* **Recorded data**:

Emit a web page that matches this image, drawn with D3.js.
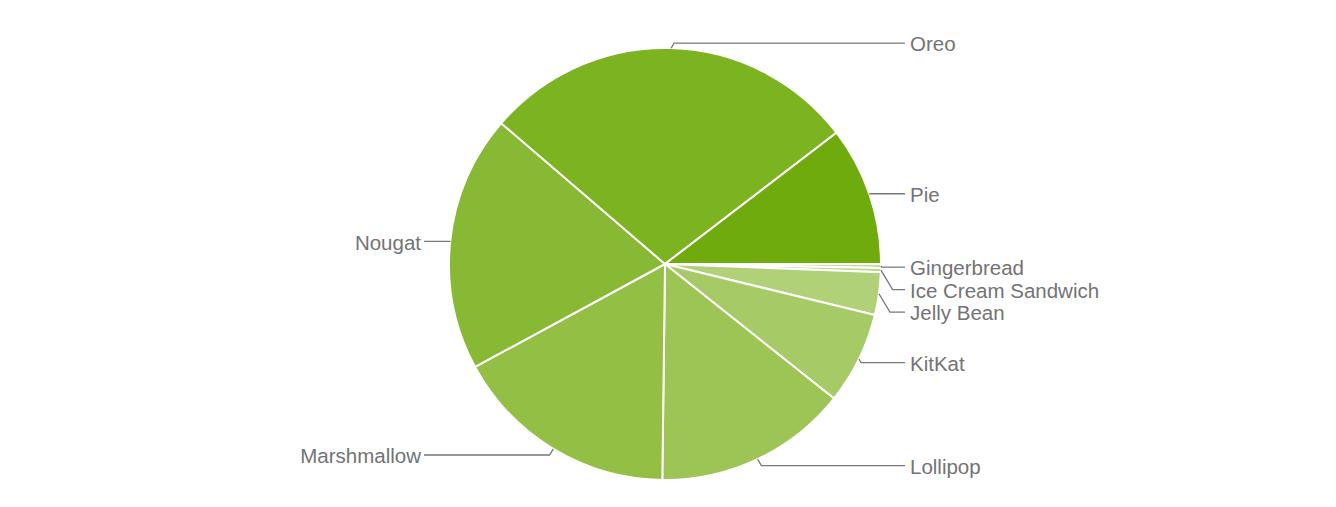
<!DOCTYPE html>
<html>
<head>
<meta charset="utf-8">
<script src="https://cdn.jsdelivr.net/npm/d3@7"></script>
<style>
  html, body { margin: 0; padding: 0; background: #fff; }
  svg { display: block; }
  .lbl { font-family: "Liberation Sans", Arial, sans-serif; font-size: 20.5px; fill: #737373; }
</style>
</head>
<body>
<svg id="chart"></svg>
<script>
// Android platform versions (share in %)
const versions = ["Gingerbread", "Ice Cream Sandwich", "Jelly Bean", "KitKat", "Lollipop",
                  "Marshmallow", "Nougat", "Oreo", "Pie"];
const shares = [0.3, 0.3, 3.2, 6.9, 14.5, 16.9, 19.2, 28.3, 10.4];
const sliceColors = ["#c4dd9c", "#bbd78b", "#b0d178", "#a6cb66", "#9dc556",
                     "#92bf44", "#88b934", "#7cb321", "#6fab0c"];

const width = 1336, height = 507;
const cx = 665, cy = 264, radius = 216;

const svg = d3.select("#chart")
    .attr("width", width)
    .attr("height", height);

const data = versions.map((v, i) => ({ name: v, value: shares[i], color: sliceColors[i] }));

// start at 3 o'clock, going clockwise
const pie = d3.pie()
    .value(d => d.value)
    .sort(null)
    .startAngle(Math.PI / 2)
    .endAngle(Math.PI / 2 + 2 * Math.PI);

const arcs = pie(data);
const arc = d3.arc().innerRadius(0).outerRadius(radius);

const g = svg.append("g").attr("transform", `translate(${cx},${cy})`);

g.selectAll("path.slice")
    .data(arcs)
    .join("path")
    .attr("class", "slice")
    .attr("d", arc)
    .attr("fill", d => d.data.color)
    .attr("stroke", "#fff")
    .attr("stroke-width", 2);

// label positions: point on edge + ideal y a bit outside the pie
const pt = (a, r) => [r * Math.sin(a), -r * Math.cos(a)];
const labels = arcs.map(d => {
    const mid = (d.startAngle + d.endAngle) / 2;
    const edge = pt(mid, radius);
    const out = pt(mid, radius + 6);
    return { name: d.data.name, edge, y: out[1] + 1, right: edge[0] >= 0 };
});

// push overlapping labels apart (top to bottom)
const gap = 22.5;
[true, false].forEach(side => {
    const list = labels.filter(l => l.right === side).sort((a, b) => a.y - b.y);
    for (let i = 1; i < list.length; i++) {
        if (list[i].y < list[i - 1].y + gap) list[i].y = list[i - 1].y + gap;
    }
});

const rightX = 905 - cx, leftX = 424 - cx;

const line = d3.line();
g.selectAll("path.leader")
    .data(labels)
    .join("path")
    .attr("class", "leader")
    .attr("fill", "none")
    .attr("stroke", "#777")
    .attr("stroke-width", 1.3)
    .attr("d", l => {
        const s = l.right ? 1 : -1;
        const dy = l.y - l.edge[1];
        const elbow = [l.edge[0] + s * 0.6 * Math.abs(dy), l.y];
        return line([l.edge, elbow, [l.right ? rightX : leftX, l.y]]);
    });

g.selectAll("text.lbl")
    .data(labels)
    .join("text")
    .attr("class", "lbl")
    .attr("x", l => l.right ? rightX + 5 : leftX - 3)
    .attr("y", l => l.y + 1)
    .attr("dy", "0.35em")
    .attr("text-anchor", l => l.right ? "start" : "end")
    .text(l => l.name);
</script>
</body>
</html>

* **To do**: In this exercise, set down all of the data exactly, without the pictures.

* **Exercise answer**:
Emit a web page that matches this image, drawn with D3.js.
<!DOCTYPE html>
<html>
<head>
<meta charset="utf-8">
<script src="https://cdn.jsdelivr.net/npm/d3@7"></script>
<style>
  html, body { margin: 0; padding: 0; background: #fff; }
  svg { display: block; }
  .lbl { font-family: "Liberation Sans", Arial, sans-serif; font-size: 20.5px; fill: #737373; }
</style>
</head>
<body>
<svg id="chart"></svg>
<script>
// Android platform versions (share in %)
const versions = ["Gingerbread", "Ice Cream Sandwich", "Jelly Bean", "KitKat", "Lollipop",
                  "Marshmallow", "Nougat", "Oreo", "Pie"];
const shares = [0.3, 0.3, 3.2, 6.9, 14.5, 16.9, 19.2, 28.3, 10.4];
const sliceColors = ["#c4dd9c", "#bbd78b", "#b0d178", "#a6cb66", "#9dc556",
                     "#92bf44", "#88b934", "#7cb321", "#6fab0c"];

const width = 1336, height = 507;
const cx = 665, cy = 264, radius = 216;

const svg = d3.select("#chart")
    .attr("width", width)
    .attr("height", height);

const data = versions.map((v, i) => ({ name: v, value: shares[i], color: sliceColors[i] }));

// start at 3 o'clock, going clockwise
const pie = d3.pie()
    .value(d => d.value)
    .sort(null)
    .startAngle(Math.PI / 2)
    .endAngle(Math.PI / 2 + 2 * Math.PI);

const arcs = pie(data);
const arc = d3.arc().innerRadius(0).outerRadius(radius);

const g = svg.append("g").attr("transform", `translate(${cx},${cy})`);

g.selectAll("path.slice")
    .data(arcs)
    .join("path")
    .attr("class", "slice")
    .attr("d", arc)
    .attr("fill", d => d.data.color)
    .attr("stroke", "#fff")
    .attr("stroke-width", 2);

// label positions: point on edge + ideal y a bit outside the pie
const pt = (a, r) => [r * Math.sin(a), -r * Math.cos(a)];
const labels = arcs.map(d => {
    const mid = (d.startAngle + d.endAngle) / 2;
    const edge = pt(mid, radius);
    const out = pt(mid, radius + 6);
    return { name: d.data.name, edge, y: out[1] + 1, right: edge[0] >= 0 };
});

// push overlapping labels apart (top to bottom)
const gap = 22.5;
[true, false].forEach(side => {
    const list = labels.filter(l => l.right === side).sort((a, b) => a.y - b.y);
    for (let i = 1; i < list.length; i++) {
        if (list[i].y < list[i - 1].y + gap) list[i].y = list[i - 1].y + gap;
    }
});

const rightX = 905 - cx, leftX = 424 - cx;

const line = d3.line();
g.selectAll("path.leader")
    .data(labels)
    .join("path")
    .attr("class", "leader")
    .attr("fill", "none")
    .attr("stroke", "#777")
    .attr("stroke-width", 1.3)
    .attr("d", l => {
        const s = l.right ? 1 : -1;
        const dy = l.y - l.edge[1];
        const elbow = [l.edge[0] + s * 0.6 * Math.abs(dy), l.y];
        return line([l.edge, elbow, [l.right ? rightX : leftX, l.y]]);
    });

g.selectAll("text.lbl")
    .data(labels)
    .join("text")
    .attr("class", "lbl")
    .attr("x", l => l.right ? rightX + 5 : leftX - 3)
    .attr("y", l => l.y + 1)
    .attr("dy", "0.35em")
    .attr("text-anchor", l => l.right ? "start" : "end")
    .text(l => l.name);
</script>
</body>
</html>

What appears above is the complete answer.